Today's Sunbeam
April 23, 2003
Md. site sending mustard agent to Chambers Works for processing
Wednesday, April 23, 2003
From Staff Reports
PENNSVILLE TWP. -- The process of destroying the bulk mustard agent stockpile at Aberdeen Proving Ground, Md., will begin today under the accelerated program implemented by the Army following the Sept. 11, 2001, terrorist attacks.
However, DuPont Chambers Works' role in the project will not begin for another couple of weeks, according to Michelle Reardon, a spokeswoman for DuPont.
In May 2002, DuPont Chemical Solutions formalized a contract with a Maryland contractor to truck and treat the neutralized byproduct of mustard agent at its Chambers Works plant here.
After the agent is neutralized at the Maryland site, it will be transported here to the wastewater treatment plant in Deepwater.
Destruction had been scheduled for completion by the year 2006, but security concerns after the terrorist attacks led to "Speedy Neut," a project that reordered the sequence and design of the original neutralization process.
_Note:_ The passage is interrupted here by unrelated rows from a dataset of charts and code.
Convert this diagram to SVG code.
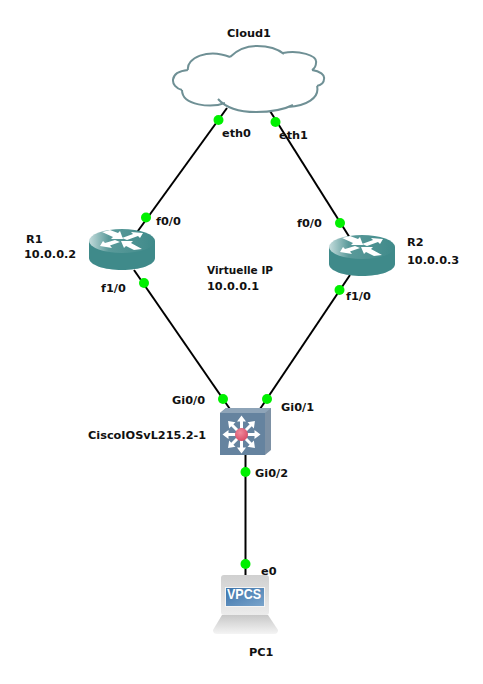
<svg xmlns="http://www.w3.org/2000/svg" width="483" height="684" viewBox="0 0 483 684">
<style>
text{font-family:"DejaVu Sans",Verdana,sans-serif;font-weight:700;font-size:11.3px;fill:#111}
.l{stroke:#000;stroke-width:2;fill:none}
.d{fill:#00f000}
.a{fill:#fff}
</style>
<defs>
<linearGradient id="rt" x1="0" y1="0" x2="1" y2="0"><stop offset="0" stop-color="#c4dcdc"/><stop offset=".3" stop-color="#5a9a9a"/><stop offset="1" stop-color="#3f8a8a"/></linearGradient>
<linearGradient id="scr" x1="0" y1="0" x2="1" y2="1"><stop offset="0" stop-color="#3a72aa"/><stop offset="1" stop-color="#7aa4cb"/></linearGradient>
<linearGradient id="base" x1="0" y1="0" x2="0" y2="1"><stop offset="0" stop-color="#c8c8c8"/><stop offset="1" stop-color="#f4f4f4"/></linearGradient>
<linearGradient id="mon" x1="0" y1="0" x2="0" y2="1"><stop offset="0" stop-color="#d0d0d0"/><stop offset="1" stop-color="#ececec"/></linearGradient>
<radialGradient id="hub" cx=".4" cy=".35" r=".7"><stop offset="0" stop-color="#f08a9c"/><stop offset="1" stop-color="#d84a64"/></radialGradient>
<g id="router">
<path d="M89 241V258C89 265 104 270 122 270S155 265 155 258V241Z" fill="#3f8a8a"/>
<ellipse cx="122" cy="241" rx="33" ry="12" fill="url(#rt)"/>
<path class="a" d="M102 232L110 230L118 233L120 231L123 239L111 239L113 237ZM143 233L131 232L133 234L122 238L127 240L138 236L140 238ZM100 246L112 248L110 245.500L120 242L115 240L105 243L103 241ZM142 249L134 250L126 246L124 248L121 241L133 241L131 243Z"/>
</g>
<path id="ar" class="a" d="M-1.500 -6V-13H-4.500L0 -19L4.500 -13H1.500V-6Z"/>
</defs>
<g id="connectors">
<path class="l" d="M227 108L135 235"/>
<path class="l" d="M270 111L350 238"/>
<path class="l" d="M134 270L232 412"/>
<path class="l" d="M350 275L258 412"/>
<path class="l" d="M245.500 455V576"/>
</g>
<g id="Cloud1">
<path d="M230 57C238 49 248 46 257 46C268 46 278 49 284 54C298 50 318 55 316 63C316 66 315 68 312 70C320 71 325 75 324 79C324 83 321 85 317 86C320 98 306 106 288 107C283 110 270 112 256 112C240 112 230 108 225 103C212 108 182 106 182 90C170 87 168 72 188 70C186 58 208 48 230 57Z" fill="#fff"/>
<path d="M230 57C238 49 248 46 257 46C268 46 278 49 284 54M283 53C298 50 318 55 316 63C316 66 315 68 312 70M312 70C320 71 325 75 324 79C324 83 321 85 317 86M317 86C320 98 306 106 288 107M293 105C283 110 270 112 256 112C240 112 226 108 218 99M225 103C212 108 182 106 182 90M182 90C170 87 168 72 188 70M188 70C186 58 208 48 230 57" fill="none" stroke="#6f9095" stroke-width="2"/>
<text x="227" y="37">Cloud1</text>
</g>
<g id="R1">
<use href="#router"/>
<text x="26" y="243">R1</text>
<text x="24" y="258">10.0.0.2</text>
</g>
<g id="R2">
<use href="#router" x="240" y="6"/>
<text x="407" y="246">R2</text>
<text x="407" y="264">10.0.0.3</text>
</g>
<g id="CiscoIOSvL215.2-1">
<path d="M220 413L226 408H271V450L265 455Z" fill="#7d91a5"/>
<rect x="220" y="413" width="45" height="42" fill="#65839f"/>
<path d="M220 413L226 408H271L265 413Z" fill="#8ea4b8"/>
<g transform="translate(241.500 434.500)">
<use href="#ar"/><use href="#ar" transform="rotate(45)"/><use href="#ar" transform="rotate(90)"/><use href="#ar" transform="rotate(135)"/><use href="#ar" transform="rotate(180)"/><use href="#ar" transform="rotate(225)"/><use href="#ar" transform="rotate(270)"/><use href="#ar" transform="rotate(315)"/>
<circle r="6.500" fill="url(#hub)"/>
</g>
<text x="88" y="439">CiscoIOSvL215.2-1</text>
</g>
<g id="PC1">
<rect x="221" y="575" width="48" height="40" rx="3" fill="url(#mon)"/>
<rect x="225" y="587" width="40" height="20" fill="#f4f4f4"/>
<rect x="226" y="588" width="38" height="18" fill="url(#scr)"/>
<text x="227" y="599" style="fill:#fff;font-size:14px;font-family:'Liberation Sans',sans-serif" textLength="34" lengthAdjust="spacingAndGlyphs">VPCS</text>
<path d="M222 615H268L278 630Q278 634 274 634H217Q213 634 213 630Z" fill="url(#base)"/>
<text x="249" y="656">PC1</text>
</g>
<g id="labels">
<circle class="d" cx="218.500" cy="120" r="5"/>
<circle class="d" cx="275.500" cy="122" r="5"/>
<circle class="d" cx="146" cy="217.500" r="5"/>
<circle class="d" cx="144" cy="283" r="5"/>
<circle class="d" cx="340" cy="223" r="5"/>
<circle class="d" cx="339.500" cy="290" r="5"/>
<circle class="d" cx="223" cy="399" r="5"/>
<circle class="d" cx="267" cy="399" r="5"/>
<circle class="d" cx="245.500" cy="472" r="5"/>
<circle class="d" cx="245.500" cy="564" r="5"/>
<text x="222" y="137">eth0</text>
<text x="279" y="139">eth1</text>
<text x="156" y="225">f0/0</text>
<text x="101" y="292">f1/0</text>
<text x="297" y="227">f0/0</text>
<text x="346" y="300">f1/0</text>
<text x="172" y="404">Gi0/0</text>
<text x="281" y="411">Gi0/1</text>
<text x="255" y="477">Gi0/2</text>
<text x="261" y="575">e0</text>
<text x="207" y="274" textLength="66" lengthAdjust="spacingAndGlyphs">Virtuelle IP</text>
<text x="207" y="290">10.0.0.1</text>
</g>
</svg>
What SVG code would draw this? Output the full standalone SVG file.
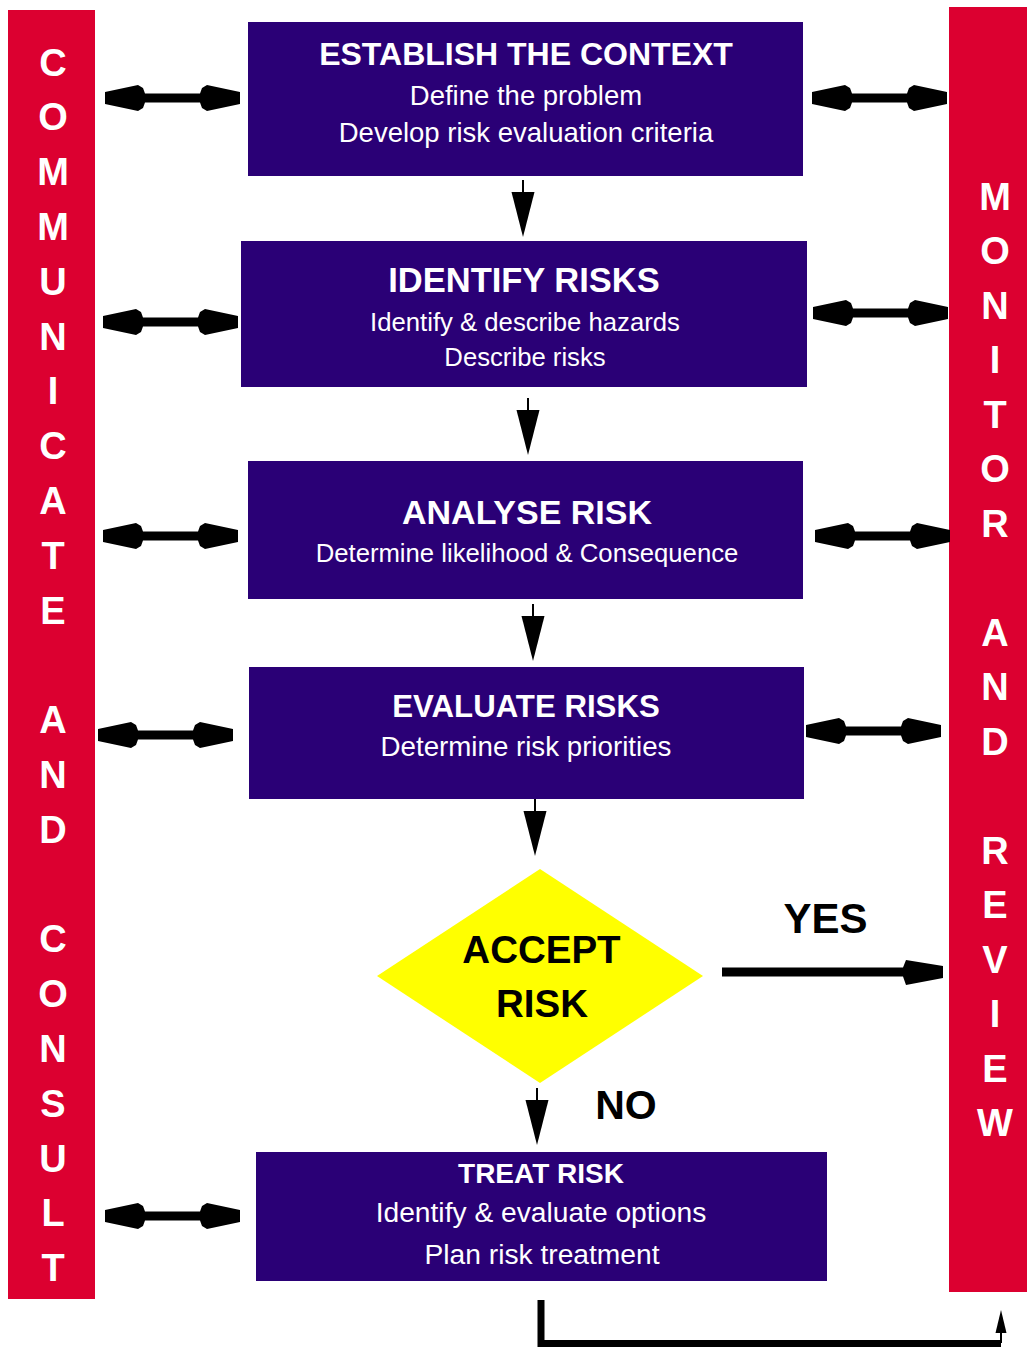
<svg xmlns="http://www.w3.org/2000/svg" xmlns:xlink="http://www.w3.org/1999/xlink" width="1027" height="1347" viewBox="0 0 1027 1347">
<style>
.box{fill:#2A0076}
.bar{fill:#DC0030}
.t{font-family:"Liberation Sans",Arial,sans-serif;fill:#fff;text-anchor:middle}
.b{font-weight:bold}
.bl{font-family:"Liberation Sans",Arial,sans-serif;font-weight:bold;font-size:38px;fill:#fff;text-anchor:middle}
.k{font-family:"Liberation Sans",Arial,sans-serif;font-weight:bold;fill:#000;text-anchor:middle}
</style>
<defs>
<path id="dbl" d="M0,-6 L33,-13 L38,-10 L40,-4.5 L95,-4.5 L97,-10 L102,-13 L135,-6 L135,6 L102,13 L97,10 L95,4.5 L40,4.5 L38,10 L33,13 L0,6 Z" fill="#000"/>
<g id="dn">
<line x1="0" y1="0" x2="0" y2="12" stroke="#000" stroke-width="2"/>
<polygon points="-11.5,12 11.5,12 0,57" fill="#000"/>
</g>
</defs>
<rect width="1027" height="1347" fill="#fff"/>

<g id="communicate">
<rect class="bar" x="8" y="10" width="87" height="1289"/>
<text class="bl">
<tspan x="53" y="75.6">C</tspan><tspan x="53" y="130.4">O</tspan><tspan x="53" y="185.2">M</tspan><tspan x="53" y="240">M</tspan><tspan x="53" y="294.8">U</tspan><tspan x="53" y="349.6">N</tspan><tspan x="53" y="404.4">I</tspan><tspan x="53" y="459.2">C</tspan><tspan x="53" y="514">A</tspan><tspan x="53" y="568.8">T</tspan><tspan x="53" y="623.6">E</tspan><tspan x="53" y="733.2">A</tspan><tspan x="53" y="788">N</tspan><tspan x="53" y="842.8">D</tspan><tspan x="53" y="952.4">C</tspan><tspan x="53" y="1007.2">O</tspan><tspan x="53" y="1062">N</tspan><tspan x="53" y="1116.8">S</tspan><tspan x="53" y="1171.6">U</tspan><tspan x="53" y="1226.4">L</tspan><tspan x="53" y="1281.2">T</tspan>
</text>
</g>

<g id="monitor">
<rect class="bar" x="949" y="7" width="78" height="1285"/>
<text class="bl">
<tspan x="995" y="209.6">M</tspan><tspan x="995" y="264.1">O</tspan><tspan x="995" y="318.6">N</tspan><tspan x="995" y="373.1">I</tspan><tspan x="995" y="427.6">T</tspan><tspan x="995" y="482.1">O</tspan><tspan x="995" y="536.6">R</tspan><tspan x="995" y="645.6">A</tspan><tspan x="995" y="700.1">N</tspan><tspan x="995" y="754.6">D</tspan><tspan x="995" y="863.6">R</tspan><tspan x="995" y="918.1">E</tspan><tspan x="995" y="972.6">V</tspan><tspan x="995" y="1027.1">I</tspan><tspan x="995" y="1081.6">E</tspan><tspan x="995" y="1136.1">W</tspan>
</text>
</g>

<g id="context">
<rect class="box" x="248" y="22" width="555" height="154"/>
<text class="t b" x="526" y="65" font-size="32">ESTABLISH THE CONTEXT</text>
<text class="t" x="526" y="105" font-size="27.5">Define the problem</text>
<text class="t" x="526" y="142" font-size="27.5">Develop risk evaluation criteria</text>
</g>

<g id="identify">
<rect class="box" x="241" y="241" width="566" height="146"/>
<text class="t b" x="524" y="292" font-size="34.5">IDENTIFY RISKS</text>
<text class="t" x="525" y="331" font-size="25.7">Identify &amp; describe hazards</text>
<text class="t" x="525" y="366" font-size="25.7">Describe risks</text>
</g>

<g id="analyse">
<rect class="box" x="248" y="461" width="555" height="138"/>
<text class="t b" x="527" y="524" font-size="34">ANALYSE RISK</text>
<text class="t" x="527" y="562" font-size="25.7">Determine likelihood &amp; Consequence</text>
</g>

<g id="evaluate">
<rect class="box" x="249" y="667" width="555" height="132"/>
<text class="t b" x="526" y="717" font-size="31.2">EVALUATE RISKS</text>
<text class="t" x="526" y="756" font-size="27.7">Determine risk priorities</text>
</g>

<g id="accept">
<polygon points="540,869 703,976 540,1083 377,976" fill="#FFFF00"/>
<text class="k" x="541.5" y="963" font-size="38.5">ACCEPT</text>
<text class="k" x="542" y="1017" font-size="38.5">RISK</text>
</g>

<g id="treat">
<rect class="box" x="256" y="1152" width="571" height="129"/>
<text class="t b" x="541" y="1183" font-size="28">TREAT RISK</text>
<text class="t" x="541" y="1222" font-size="28.2">Identify &amp; evaluate options</text>
<text class="t" x="542" y="1264" font-size="28.2">Plan risk treatment</text>
</g>

<g id="connectors">
<use xlink:href="#dbl" transform="translate(105,98)"/>
<use xlink:href="#dbl" transform="translate(103,322)"/>
<use xlink:href="#dbl" transform="translate(103,536)"/>
<use xlink:href="#dbl" transform="translate(98,735)"/>
<use xlink:href="#dbl" transform="translate(105,1216)"/>
<use xlink:href="#dbl" transform="translate(812,98)"/>
<use xlink:href="#dbl" transform="translate(813,313)"/>
<use xlink:href="#dbl" transform="translate(815,536)"/>
<use xlink:href="#dbl" transform="translate(806,731)"/>
<use xlink:href="#dn" transform="translate(523,180)"/>
<use xlink:href="#dn" transform="translate(528,398)"/>
<use xlink:href="#dn" transform="translate(533,604)"/>
<use xlink:href="#dn" transform="translate(535,799)"/>
<use xlink:href="#dn" transform="translate(537,1088)"/>
<path d="M722,967.5 H903 L906,960 L943,966 L943,978 L906,985 L903,976.5 H722 Z" fill="#000"/>
<polyline points="541,1300 541,1343.5 1001,1343.5" fill="none" stroke="#000" stroke-width="7"/>
<line x1="1001" y1="1343" x2="1001" y2="1330" stroke="#000" stroke-width="2"/>
<polygon points="995.5,1333 1006.5,1333 1001,1310" fill="#000"/>
<text class="k" x="825.5" y="933" font-size="42">YES</text>
<text class="k" x="626" y="1119" font-size="41">NO</text>
</g>
</svg>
Now the Aberdeen Chemical Agent Disposal Facility will remove the greater risk by destroying the mustard agent first, according to a press release. Later, after all of the agent has been destroyed, the empty steel containers will be decontaminated and cut in two for recycling off-site.
""We are safely accelerating the destruction of the mustard agent stockpile by more than two years," said Kevin J. Flamm, the Army's Project Manager for Alternative Technologies and Approaches, in a press release.
"We put a great deal of time into training and preparation, and have been working in concert with federal and state regulators and the community," said Joseph Lovrich, ABCDF site manager, "so that a project of this magnitude would meet all state, federal and military requirements."
Officials have said that the hydrolosate, the byproduct of the mustard agent, poses very little threat to the public. But because it contains trace amounts of volatile organic compounds, officials have said that the trucks shipping the material to Salem County will bear "hazardous" materials placards.
The wastewater treatment plant at Chambers Works is capable
of treating 40 million gallons of wastewater per day, officals
said. DuPont also processes other hazardous waste from Aberdeen
Proving Grounds.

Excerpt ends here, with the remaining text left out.